Problemas en la salida
En la salida, Bolt siempre sufre desventajas, también en Río, debido a su altura. En sus inicios era un corredor de 200, prueba en la que tomó parte en las series de Atenas, con 17 años. Su 1,95 y su estructura lo convertían, incluso, en un biotipo muy indicado para el 400, pero a medida que adquirió jerarquía, Bolt probó el 100, de común acuerdo con su entrenador Glenn Mills, y los resultados fueron sorprendentes a mediados de 2008. Cada prueba era como un bocado a su marca hasta el primer récord del mundo (9.69) y el oro en Pekín.
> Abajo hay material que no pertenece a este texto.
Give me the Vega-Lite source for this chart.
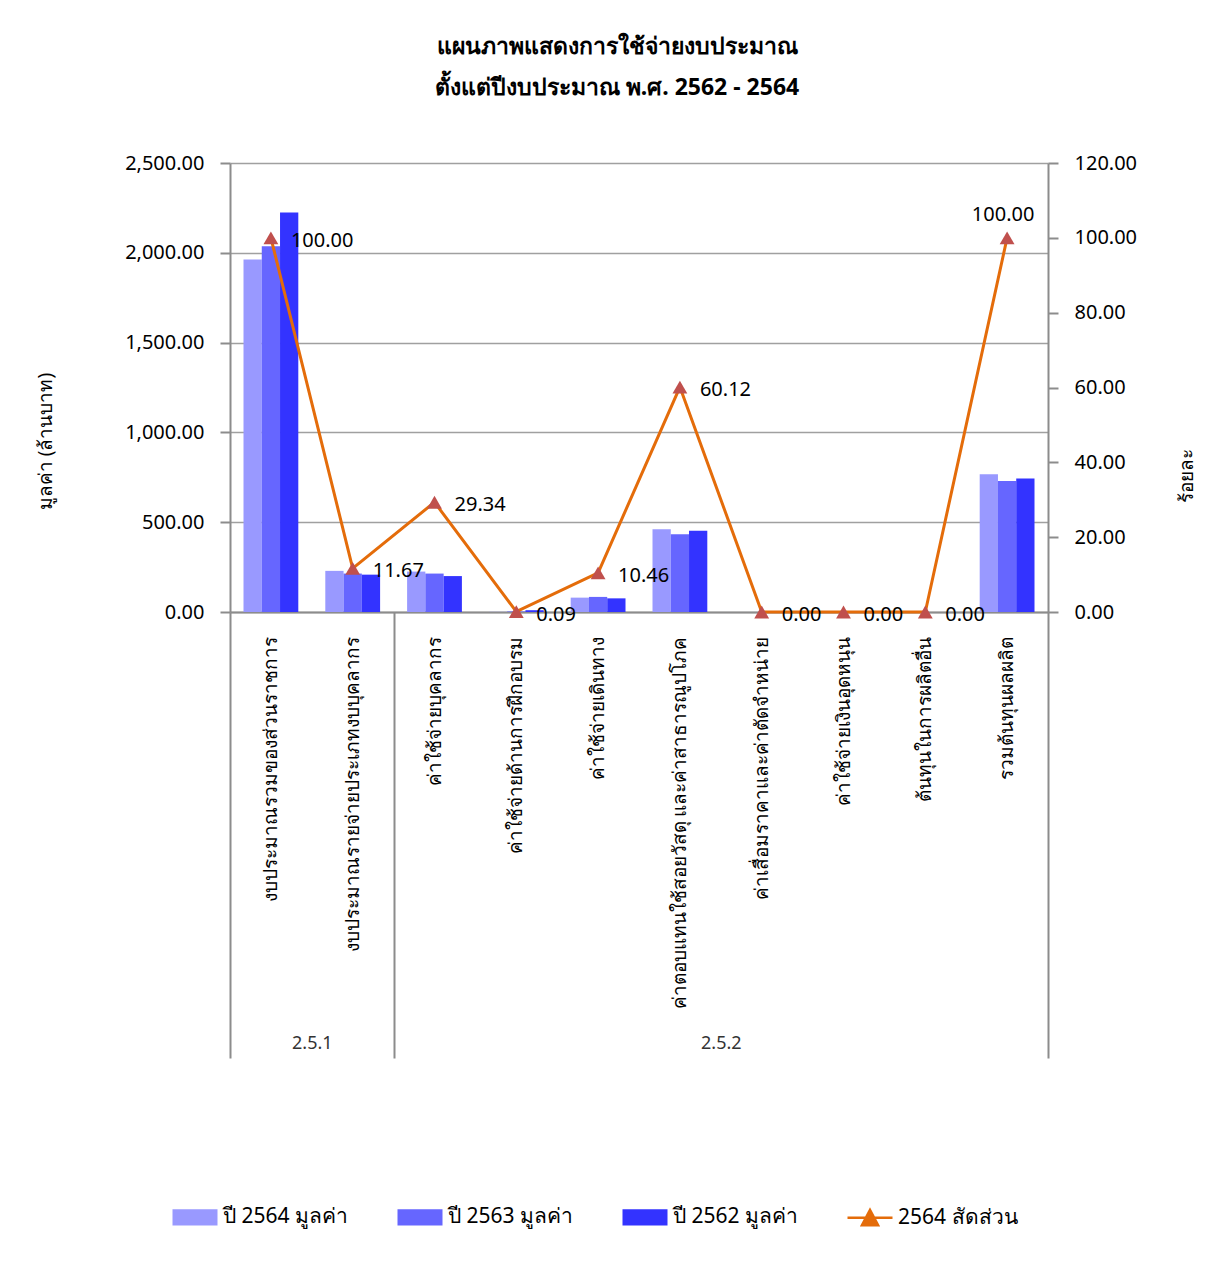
{
  "$schema": "https://vega.github.io/schema/vega-lite/v6.json",
  "width": 818,
  "height": 449,
  "autosize": {"type": "none"},
  "padding": {"left": 230, "top": 163, "right": 179, "bottom": 652},
  "background": "white",
  "config": {"font": "Noto Sans", "view": {"stroke": null}},
  "title": {
    "text": ["แผนภาพแสดงการใช้จ่ายงบประมาณ", "ตั้งแต่ปีงบประมาณ พ.ศ. 2562 - 2564"],
    "fontSize": 23,
    "fontWeight": "bold",
    "color": "black",
    "lineHeight": 41,
    "offset": 53,
    "dx": -22,
    "anchor": "middle"
  },
  "datasets": {
    "bars": [
      {"cat": "งบประมาณรวมของส่วนราชการ", "series": "ปี 2564 มูลค่า", "value": 1962},
      {"cat": "งบประมาณรวมของส่วนราชการ", "series": "ปี 2563 มูลค่า", "value": 2036},
      {"cat": "งบประมาณรวมของส่วนราชการ", "series": "ปี 2562 มูลค่า", "value": 2225},
      {"cat": "งบประมาณรายจ่ายประเภทงบบุคลากร", "series": "ปี 2564 มูลค่า", "value": 229},
      {"cat": "งบประมาณรายจ่ายประเภทงบบุคลากร", "series": "ปี 2563 มูลค่า", "value": 214},
      {"cat": "งบประมาณรายจ่ายประเภทงบบุคลากร", "series": "ปี 2562 มูลค่า", "value": 208},
      {"cat": "ค่าใช้จ่ายบุคลากร", "series": "ปี 2564 มูลค่า", "value": 225},
      {"cat": "ค่าใช้จ่ายบุคลากร", "series": "ปี 2563 มูลค่า", "value": 214},
      {"cat": "ค่าใช้จ่ายบุคลากร", "series": "ปี 2562 มูลค่า", "value": 200},
      {"cat": "ค่าใช้จ่ายด้านการฝึกอบรม", "series": "ปี 2564 มูลค่า", "value": 0.69},
      {"cat": "ค่าใช้จ่ายด้านการฝึกอบรม", "series": "ปี 2563 มูลค่า", "value": 3},
      {"cat": "ค่าใช้จ่ายด้านการฝึกอบรม", "series": "ปี 2562 มูลค่า", "value": 10},
      {"cat": "ค่าใช้จ่ายเดินทาง", "series": "ปี 2564 มูลค่า", "value": 80},
      {"cat": "ค่าใช้จ่ายเดินทาง", "series": "ปี 2563 มูลค่า", "value": 84},
      {"cat": "ค่าใช้จ่ายเดินทาง", "series": "ปี 2562 มูลค่า", "value": 76},
      {"cat": "ค่าตอบแทนใช้สอยวัสดุ และค่าสาธารณูปโภค", "series": "ปี 2564 มูลค่า", "value": 461},
      {"cat": "ค่าตอบแทนใช้สอยวัสดุ และค่าสาธารณูปโภค", "series": "ปี 2563 มูลค่า", "value": 433},
      {"cat": "ค่าตอบแทนใช้สอยวัสดุ และค่าสาธารณูปโภค", "series": "ปี 2562 มูลค่า", "value": 453},
      {"cat": "ค่าเสื่อมราคาและค่าตัดจำหน่าย", "series": "ปี 2564 มูลค่า", "value": 0},
      {"cat": "ค่าเสื่อมราคาและค่าตัดจำหน่าย", "series": "ปี 2563 มูลค่า", "value": 0},
      {"cat": "ค่าเสื่อมราคาและค่าตัดจำหน่าย", "series": "ปี 2562 มูลค่า", "value": 0},
      {"cat": "ค่าใช้จ่ายเงินอุดหนุน", "series": "ปี 2564 มูลค่า", "value": 0},
      {"cat": "ค่าใช้จ่ายเงินอุดหนุน", "series": "ปี 2563 มูลค่า", "value": 0},
      {"cat": "ค่าใช้จ่ายเงินอุดหนุน", "series": "ปี 2562 มูลค่า", "value": 0},
      {"cat": "ต้นทุนในการผลิตอื่น", "series": "ปี 2564 มูลค่า", "value": 0},
      {"cat": "ต้นทุนในการผลิตอื่น", "series": "ปี 2563 มูลค่า", "value": 0},
      {"cat": "ต้นทุนในการผลิตอื่น", "series": "ปี 2562 มูลค่า", "value": 0},
      {"cat": "รวมต้นทุนผลผลิต", "series": "ปี 2564 มูลค่า", "value": 767},
      {"cat": "รวมต้นทุนผลผลิต", "series": "ปี 2563 มูลค่า", "value": 729},
      {"cat": "รวมต้นทุนผลผลิต", "series": "ปี 2562 มูลค่า", "value": 744}
    ],
    "line": [
      {"cat": "งบประมาณรวมของส่วนราชการ", "pct": 100},
      {"cat": "งบประมาณรายจ่ายประเภทงบบุคลากร", "pct": 11.67},
      {"cat": "ค่าใช้จ่ายบุคลากร", "pct": 29.34},
      {"cat": "ค่าใช้จ่ายด้านการฝึกอบรม", "pct": 0.09},
      {"cat": "ค่าใช้จ่ายเดินทาง", "pct": 10.46},
      {"cat": "ค่าตอบแทนใช้สอยวัสดุ และค่าสาธารณูปโภค", "pct": 60.12},
      {"cat": "ค่าเสื่อมราคาและค่าตัดจำหน่าย", "pct": 0},
      {"cat": "ค่าใช้จ่ายเงินอุดหนุน", "pct": 0},
      {"cat": "ต้นทุนในการผลิตอื่น", "pct": 0},
      {"cat": "รวมต้นทุนผลผลิต", "pct": 100}
    ],
    "groups": [
      {"grp": "2.5.1", "start": 0, "end": 2},
      {"grp": "2.5.2", "start": 2, "end": 10}
    ]
  },
  "layer": [
    {
      "layer": [
        {
          "data": {"name": "bars"},
          "mark": {"type": "bar"},
          "encoding": {
            "x": {
              "field": "cat",
              "type": "nominal",
              "sort": ["งบประมาณรวมของส่วนราชการ", "งบประมาณรายจ่ายประเภทงบบุคลากร", "ค่าใช้จ่ายบุคลากร", "ค่าใช้จ่ายด้านการฝึกอบรม", "ค่าใช้จ่ายเดินทาง", "ค่าตอบแทนใช้สอยวัสดุ และค่าสาธารณูปโภค", "ค่าเสื่อมราคาและค่าตัดจำหน่าย", "ค่าใช้จ่ายเงินอุดหนุน", "ต้นทุนในการผลิตอื่น", "รวมต้นทุนผลผลิต"],
              "scale": {"paddingInner": 0.33, "paddingOuter": 0.165},
              "axis": {
                "title": null,
                "labelAngle": -90,
                "labelFontSize": 19,
                "labelColor": "black",
                "labelPadding": 24,
                "labelLimit": 500,
                "ticks": false,
                "domainColor": "#8c8c8c",
                "domainWidth": 2
              }
            },
            "xOffset": {"field": "series", "sort": ["ปี 2564 มูลค่า", "ปี 2563 มูลค่า", "ปี 2562 มูลค่า"]},
            "y": {
              "field": "value",
              "type": "quantitative",
              "scale": {"domain": [0, 2500], "nice": false},
              "axis": {
                "title": "มูลค่า (ล้านบาท)",
                "values": [0, 500, 1000, 1500, 2000, 2500],
                "format": ",.2f",
                "domainColor": "#8c8c8c",
                "domainWidth": 2,
                "tickColor": "#8c8c8c",
                "tickWidth": 2,
                "tickSize": 10,
                "labelFontSize": 20,
                "labelColor": "black",
                "labelPadding": 16,
                "gridColor": "#a0a0a0",
                "gridWidth": 1.5,
                "titleFontSize": 19,
                "titleFontWeight": "normal",
                "titleColor": "black",
                "titlePadding": 69,
                "titleY": 278
              }
            },
            "color": {
              "field": "series",
              "type": "nominal",
              "scale": {
                "domain": ["ปี 2564 มูลค่า", "ปี 2563 มูลค่า", "ปี 2562 มูลค่า", "2564 สัดส่วน"],
                "range": ["#9999FF", "#6666FF", "#3333FF", "#E46C0A"]
              },
              "legend": {
                "orient": "none",
                "legendX": -59,
                "legendY": 1030,
                "direction": "horizontal",
                "title": null,
                "labelFontSize": 21,
                "labelColor": "black",
                "labelLimit": 400,
                "labelOffset": 4,
                "columnPadding": 44,
                "symbolSize": 2025,
                "encode": {
                  "symbols": {
                    "update": {
                      "shape": {"signal": "datum.value === '2564 สัดส่วน' ? 'M-1,0H1M-0.36,0.34L0,-0.34L0.36,0.34Z' : 'M-1,-0.36H1V0.36H-1Z'"},
                      "stroke": {"signal": "datum.value === '2564 สัดส่วน' ? '#E46C0A' : 'transparent'"},
                      "strokeWidth": {"value": 2.5},
                      "fill": {"signal": "datum.value === '2564 สัดส่วน' ? '#C0504D' : scale('color', datum.value)"},
                      "opacity": {"value": 1}
                    }
                  }
                }
              }
            }
          }
        },
        {
          "data": {"name": "line"},
          "encoding": {
            "x": {
              "field": "cat",
              "type": "nominal",
              "sort": ["งบประมาณรวมของส่วนราชการ", "งบประมาณรายจ่ายประเภทงบบุคลากร", "ค่าใช้จ่ายบุคลากร", "ค่าใช้จ่ายด้านการฝึกอบรม", "ค่าใช้จ่ายเดินทาง", "ค่าตอบแทนใช้สอยวัสดุ และค่าสาธารณูปโภค", "ค่าเสื่อมราคาและค่าตัดจำหน่าย", "ค่าใช้จ่ายเงินอุดหนุน", "ต้นทุนในการผลิตอื่น", "รวมต้นทุนผลผลิต"]
            },
            "y": {
              "field": "pct",
              "type": "quantitative",
              "scale": {"domain": [0, 120], "nice": false},
              "axis": {
                "orient": "right",
                "title": "ร้อยละ",
                "values": [0, 20, 40, 60, 80, 100, 120],
                "format": ".2f",
                "grid": false,
                "domainColor": "#8c8c8c",
                "domainWidth": 2,
                "tickColor": "#8c8c8c",
                "tickWidth": 2,
                "tickSize": 10,
                "labelFontSize": 20,
                "labelColor": "black",
                "labelPadding": 16,
                "titleFontSize": 19,
                "titleFontWeight": "normal",
                "titleColor": "black",
                "titleAngle": 270,
                "titlePadding": 60,
                "titleY": 312
              }
            }
          },
          "layer": [
            {"mark": {"type": "line", "color": "#E46C0A", "strokeWidth": 3}},
            {"mark": {"type": "point", "shape": "triangle-up", "filled": true, "color": "#C0504D", "size": 220, "opacity": 1}},
            {
              "transform": [{"filter": "datum.cat !== 'รวมต้นทุนผลผลิต'"}],
              "mark": {"type": "text", "align": "left", "baseline": "middle", "dx": 20, "dy": 3, "fontSize": 20, "color": "black"},
              "encoding": {"text": {"field": "pct", "type": "quantitative", "format": ".2f"}}
            },
            {
              "transform": [{"filter": "datum.cat === 'รวมต้นทุนผลผลิต'"}],
              "mark": {"type": "text", "align": "center", "baseline": "middle", "dx": -4, "dy": -23, "fontSize": 20, "color": "black"},
              "encoding": {"text": {"field": "pct", "type": "quantitative", "format": ".2f"}}
            }
          ]
        }
      ],
      "resolve": {"scale": {"y": "independent"}}
    },
    {
      "data": {"name": "groups"},
      "mark": {"type": "rect", "opacity": 0},
      "encoding": {
        "x": {
          "field": "start",
          "type": "quantitative",
          "scale": {"domain": [0, 10], "nice": false},
          "axis": {
            "orient": "bottom",
            "title": null,
            "values": [0, 1, 2, 6, 10],
            "labelExpr": "datum.value == 1 ? '2.5.1' : datum.value == 6 ? '2.5.2' : ''",
            "labelOverlap": false,
            "labelFlush": false,
            "domain": false,
            "grid": false,
            "tickSize": 446,
            "tickColor": {"condition": {"test": "datum.value == 1 || datum.value == 6", "value": "transparent"}, "value": "#8c8c8c"},
            "tickWidth": 2,
            "labelPadding": -24,
            "labelFontSize": 18,
            "labelColor": "#333333"
          }
        },
        "x2": {"field": "end"}
      }
    }
  ],
  "resolve": {"scale": {"x": "independent"}, "axis": {"x": "independent"}}
}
Esos problemas en los primeros apoyos se reprodujeron este año, debido a lesiones que le impedían tomar riesgos en esa parte de la carrera. Como era de esperar, en la final también partió por detrás de Gatlin, un ‘sprinter’ más uniforme, que resistió al jamaicano más tiempo del habitual. Fue meritoria, pero fue inútil, en una carrera con ligero viento a favor (0,2 metros por segundo) y donde seis hombres bajaron de 10. Esta pista, como ya demostró Elaine Thompson en el 100 femenino o el nuevo recordman de 400, Wayde van Niekerk, está hecha para correr.
Tres títulos consecutivos
Bolt, longilíneo, no es una excepción en el sprint, donde ya no abundan, como en los 80 y 90, los velocistas tan musculados. Digamos que era otra época, por ser eufemísticos. Carl Lewis o Calvin Smith, aunque con menos altura, poseían un físico similar. Todavía le restan carreras por disputar, pero las mejores ya están cubiertas, con sus tres títulos consecutivos en 100, algo que nadie había conseguido. Descalzo, recorrió el tartán de Río para despedirse de una escena que lo ha disfrutado y lo ha querido como a nadie. El ‘sprint’ olímpico se queda huérfano, pero jamás lo estará en la memoria de quienes vimos correr a Bolt, de quienes comprobamos en la pista dónde están los límites del ser humano. Todavía puede ampliar su leyenda en Río con la triple corona consecutiva en los 200 metros y el relevo 4×100.